## Begin Data provided

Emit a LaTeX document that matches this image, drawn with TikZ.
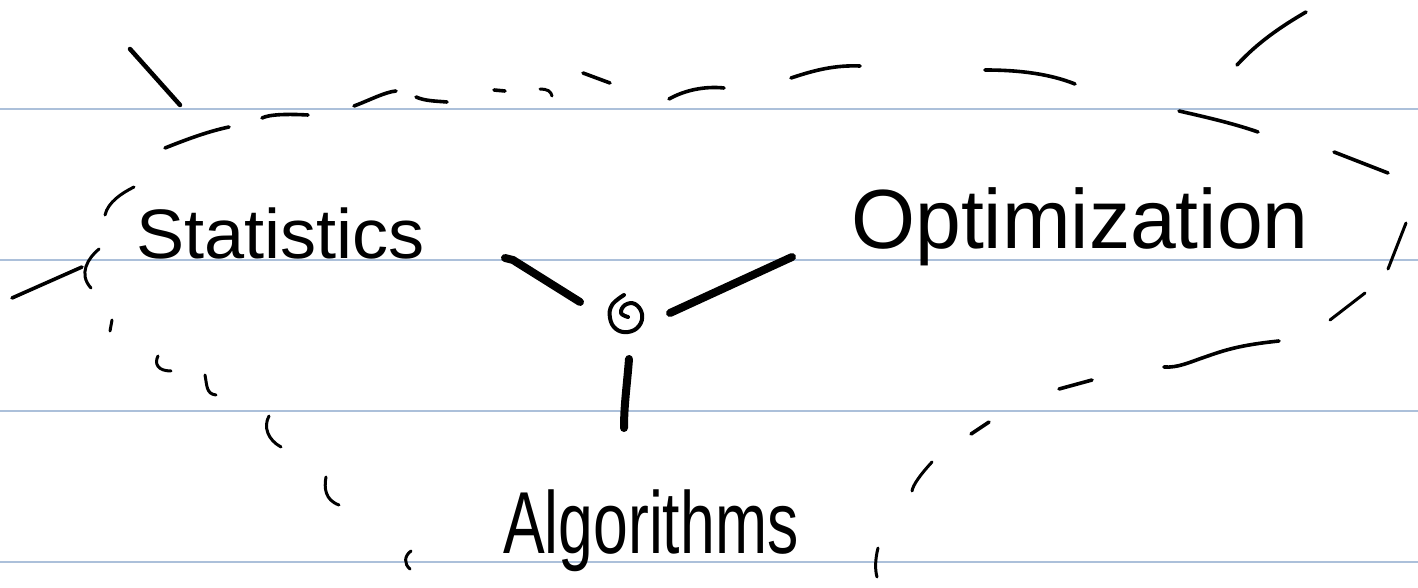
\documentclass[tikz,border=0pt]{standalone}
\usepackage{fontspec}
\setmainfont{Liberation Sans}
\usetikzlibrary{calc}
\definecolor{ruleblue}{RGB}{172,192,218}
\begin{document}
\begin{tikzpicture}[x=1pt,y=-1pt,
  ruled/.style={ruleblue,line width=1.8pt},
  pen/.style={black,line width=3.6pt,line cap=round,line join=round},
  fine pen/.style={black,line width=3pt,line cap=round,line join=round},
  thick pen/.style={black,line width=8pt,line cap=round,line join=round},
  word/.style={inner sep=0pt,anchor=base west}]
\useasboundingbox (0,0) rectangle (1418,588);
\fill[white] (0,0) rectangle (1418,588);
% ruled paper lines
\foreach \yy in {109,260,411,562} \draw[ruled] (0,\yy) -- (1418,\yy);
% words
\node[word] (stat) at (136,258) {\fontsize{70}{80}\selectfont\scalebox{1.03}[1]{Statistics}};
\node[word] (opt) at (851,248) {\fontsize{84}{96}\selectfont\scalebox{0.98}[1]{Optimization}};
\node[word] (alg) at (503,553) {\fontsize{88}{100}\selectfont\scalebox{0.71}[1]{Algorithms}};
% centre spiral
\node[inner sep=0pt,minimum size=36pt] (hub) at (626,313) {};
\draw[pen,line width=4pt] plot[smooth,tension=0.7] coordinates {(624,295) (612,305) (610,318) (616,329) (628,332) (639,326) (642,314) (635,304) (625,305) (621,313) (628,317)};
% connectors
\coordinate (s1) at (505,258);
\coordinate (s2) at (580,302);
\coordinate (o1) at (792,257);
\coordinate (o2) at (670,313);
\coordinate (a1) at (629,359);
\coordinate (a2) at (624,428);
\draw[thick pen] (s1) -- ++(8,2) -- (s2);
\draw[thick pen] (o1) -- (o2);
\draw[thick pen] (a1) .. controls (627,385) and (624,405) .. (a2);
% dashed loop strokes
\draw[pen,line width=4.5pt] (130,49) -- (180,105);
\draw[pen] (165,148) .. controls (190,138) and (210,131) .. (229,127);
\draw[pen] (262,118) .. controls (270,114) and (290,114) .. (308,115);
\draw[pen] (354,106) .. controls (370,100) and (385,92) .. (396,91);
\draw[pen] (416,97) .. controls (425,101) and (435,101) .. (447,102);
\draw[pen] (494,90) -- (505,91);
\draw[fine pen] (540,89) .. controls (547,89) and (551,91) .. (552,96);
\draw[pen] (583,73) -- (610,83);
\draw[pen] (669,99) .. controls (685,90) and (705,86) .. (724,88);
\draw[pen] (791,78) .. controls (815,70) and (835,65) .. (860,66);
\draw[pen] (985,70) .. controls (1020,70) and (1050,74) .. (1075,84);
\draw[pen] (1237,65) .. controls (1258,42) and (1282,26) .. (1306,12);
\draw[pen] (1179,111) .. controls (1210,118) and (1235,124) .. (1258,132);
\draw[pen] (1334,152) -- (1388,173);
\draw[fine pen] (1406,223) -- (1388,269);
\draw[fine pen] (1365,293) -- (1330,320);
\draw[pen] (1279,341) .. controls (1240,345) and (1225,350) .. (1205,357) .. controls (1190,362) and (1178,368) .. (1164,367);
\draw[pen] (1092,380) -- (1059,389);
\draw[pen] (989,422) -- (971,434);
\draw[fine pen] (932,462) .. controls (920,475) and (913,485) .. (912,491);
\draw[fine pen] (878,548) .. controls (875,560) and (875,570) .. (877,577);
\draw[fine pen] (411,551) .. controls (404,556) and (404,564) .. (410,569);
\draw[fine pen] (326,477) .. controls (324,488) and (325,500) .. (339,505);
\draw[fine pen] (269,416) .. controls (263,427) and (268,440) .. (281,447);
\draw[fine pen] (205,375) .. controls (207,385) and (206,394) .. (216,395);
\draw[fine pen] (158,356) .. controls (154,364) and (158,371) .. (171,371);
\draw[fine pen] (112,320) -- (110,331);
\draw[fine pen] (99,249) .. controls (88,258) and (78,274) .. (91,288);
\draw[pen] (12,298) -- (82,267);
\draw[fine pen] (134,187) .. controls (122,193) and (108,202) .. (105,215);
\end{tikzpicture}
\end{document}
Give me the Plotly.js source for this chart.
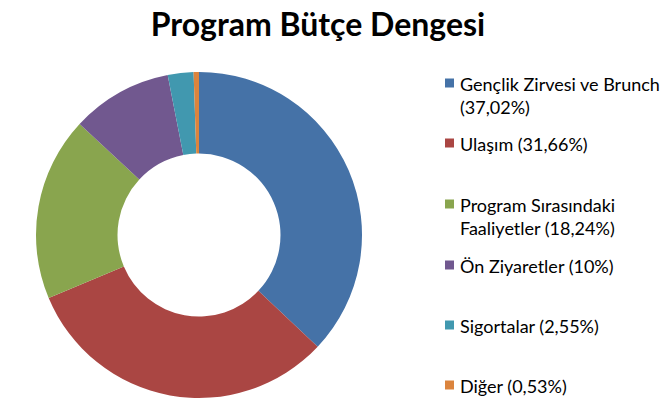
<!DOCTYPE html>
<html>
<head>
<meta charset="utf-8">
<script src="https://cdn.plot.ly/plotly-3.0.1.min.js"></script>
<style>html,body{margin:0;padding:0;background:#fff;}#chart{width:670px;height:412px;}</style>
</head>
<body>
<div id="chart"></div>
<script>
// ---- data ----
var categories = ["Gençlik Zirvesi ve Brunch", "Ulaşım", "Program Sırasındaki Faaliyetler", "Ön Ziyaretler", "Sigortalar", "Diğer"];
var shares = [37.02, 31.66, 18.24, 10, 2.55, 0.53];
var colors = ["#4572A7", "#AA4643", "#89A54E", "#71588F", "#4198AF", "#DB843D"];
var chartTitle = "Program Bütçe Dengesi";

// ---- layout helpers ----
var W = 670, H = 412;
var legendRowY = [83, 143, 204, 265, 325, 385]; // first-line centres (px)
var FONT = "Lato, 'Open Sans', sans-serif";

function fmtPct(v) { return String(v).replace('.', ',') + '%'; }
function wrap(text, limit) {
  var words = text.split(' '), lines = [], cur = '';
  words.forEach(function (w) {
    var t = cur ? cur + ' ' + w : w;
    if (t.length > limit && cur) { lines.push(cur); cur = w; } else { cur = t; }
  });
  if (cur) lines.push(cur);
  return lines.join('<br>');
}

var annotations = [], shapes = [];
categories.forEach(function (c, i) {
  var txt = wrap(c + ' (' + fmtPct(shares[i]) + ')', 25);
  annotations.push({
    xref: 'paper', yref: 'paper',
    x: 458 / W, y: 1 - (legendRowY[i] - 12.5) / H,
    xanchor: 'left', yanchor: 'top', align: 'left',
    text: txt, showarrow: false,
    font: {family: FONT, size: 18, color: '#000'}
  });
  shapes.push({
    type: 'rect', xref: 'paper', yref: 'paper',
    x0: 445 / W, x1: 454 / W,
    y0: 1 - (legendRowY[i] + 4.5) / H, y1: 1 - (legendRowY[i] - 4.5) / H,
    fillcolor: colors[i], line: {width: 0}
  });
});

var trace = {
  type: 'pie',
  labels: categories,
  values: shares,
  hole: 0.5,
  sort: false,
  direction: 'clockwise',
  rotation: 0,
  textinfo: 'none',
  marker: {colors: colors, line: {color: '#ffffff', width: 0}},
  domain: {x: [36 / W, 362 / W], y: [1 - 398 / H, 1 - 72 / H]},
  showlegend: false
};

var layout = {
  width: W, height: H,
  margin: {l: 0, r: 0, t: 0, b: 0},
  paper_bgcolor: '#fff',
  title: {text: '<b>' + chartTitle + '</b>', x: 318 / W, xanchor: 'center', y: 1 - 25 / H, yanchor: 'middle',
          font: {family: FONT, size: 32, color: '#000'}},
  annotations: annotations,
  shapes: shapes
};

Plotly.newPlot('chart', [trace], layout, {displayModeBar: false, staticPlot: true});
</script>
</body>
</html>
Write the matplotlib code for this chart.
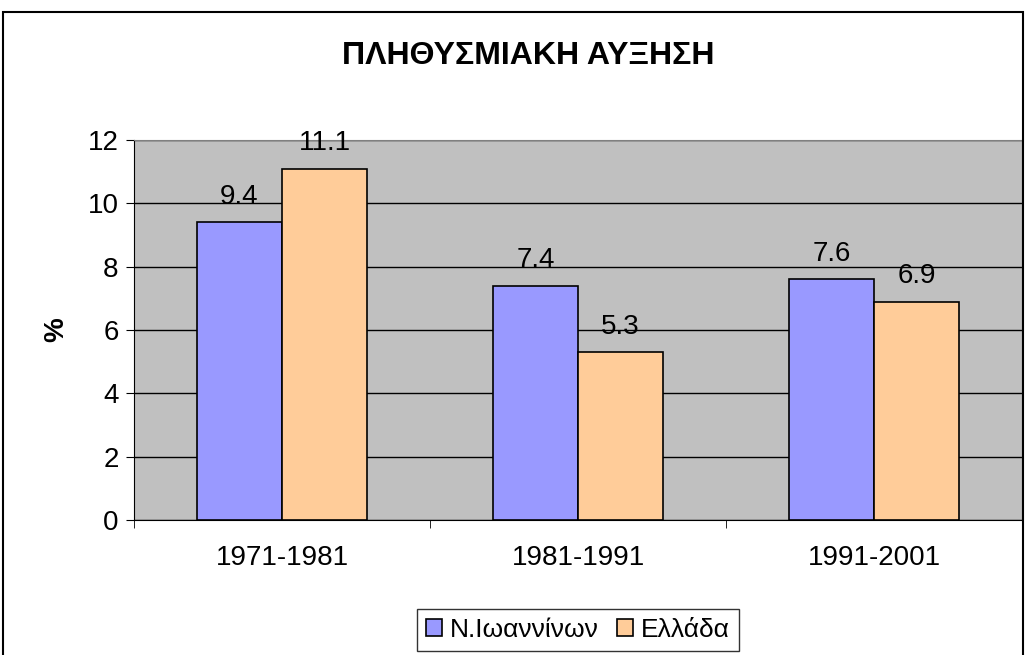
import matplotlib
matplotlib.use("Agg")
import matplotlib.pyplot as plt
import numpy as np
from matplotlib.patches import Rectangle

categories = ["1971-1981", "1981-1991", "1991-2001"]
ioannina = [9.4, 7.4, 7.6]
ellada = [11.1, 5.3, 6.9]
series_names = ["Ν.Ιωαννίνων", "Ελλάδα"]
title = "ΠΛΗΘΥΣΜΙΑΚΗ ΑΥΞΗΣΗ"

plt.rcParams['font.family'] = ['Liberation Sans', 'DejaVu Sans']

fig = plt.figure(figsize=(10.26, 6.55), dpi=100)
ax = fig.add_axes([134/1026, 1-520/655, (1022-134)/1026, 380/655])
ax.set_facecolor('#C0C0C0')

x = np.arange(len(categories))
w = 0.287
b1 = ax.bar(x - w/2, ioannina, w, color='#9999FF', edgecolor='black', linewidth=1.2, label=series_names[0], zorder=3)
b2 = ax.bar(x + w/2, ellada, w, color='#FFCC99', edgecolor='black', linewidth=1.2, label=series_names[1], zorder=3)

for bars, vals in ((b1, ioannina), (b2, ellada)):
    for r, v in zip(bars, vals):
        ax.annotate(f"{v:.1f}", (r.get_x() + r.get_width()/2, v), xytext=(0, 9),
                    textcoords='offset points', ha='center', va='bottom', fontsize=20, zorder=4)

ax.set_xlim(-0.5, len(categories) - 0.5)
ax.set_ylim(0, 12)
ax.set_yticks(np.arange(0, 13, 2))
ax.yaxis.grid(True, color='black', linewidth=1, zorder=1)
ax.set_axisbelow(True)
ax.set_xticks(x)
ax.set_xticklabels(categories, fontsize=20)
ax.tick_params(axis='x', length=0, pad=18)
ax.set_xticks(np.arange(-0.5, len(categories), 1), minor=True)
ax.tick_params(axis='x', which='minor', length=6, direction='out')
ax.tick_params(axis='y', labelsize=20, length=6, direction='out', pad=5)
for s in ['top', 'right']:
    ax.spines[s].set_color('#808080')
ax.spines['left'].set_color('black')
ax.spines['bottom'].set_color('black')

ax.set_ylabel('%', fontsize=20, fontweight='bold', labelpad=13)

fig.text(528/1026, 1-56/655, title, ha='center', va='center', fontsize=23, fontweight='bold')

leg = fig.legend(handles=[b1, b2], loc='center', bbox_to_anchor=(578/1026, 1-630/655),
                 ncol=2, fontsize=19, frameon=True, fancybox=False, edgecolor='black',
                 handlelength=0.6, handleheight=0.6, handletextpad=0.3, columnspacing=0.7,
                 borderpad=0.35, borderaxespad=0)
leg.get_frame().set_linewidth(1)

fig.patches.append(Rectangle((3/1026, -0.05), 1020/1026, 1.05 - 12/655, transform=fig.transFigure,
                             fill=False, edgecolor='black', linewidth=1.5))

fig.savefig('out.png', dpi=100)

## End Data provided

Reply with nothing except the number of lines in the listing above that include "this".

3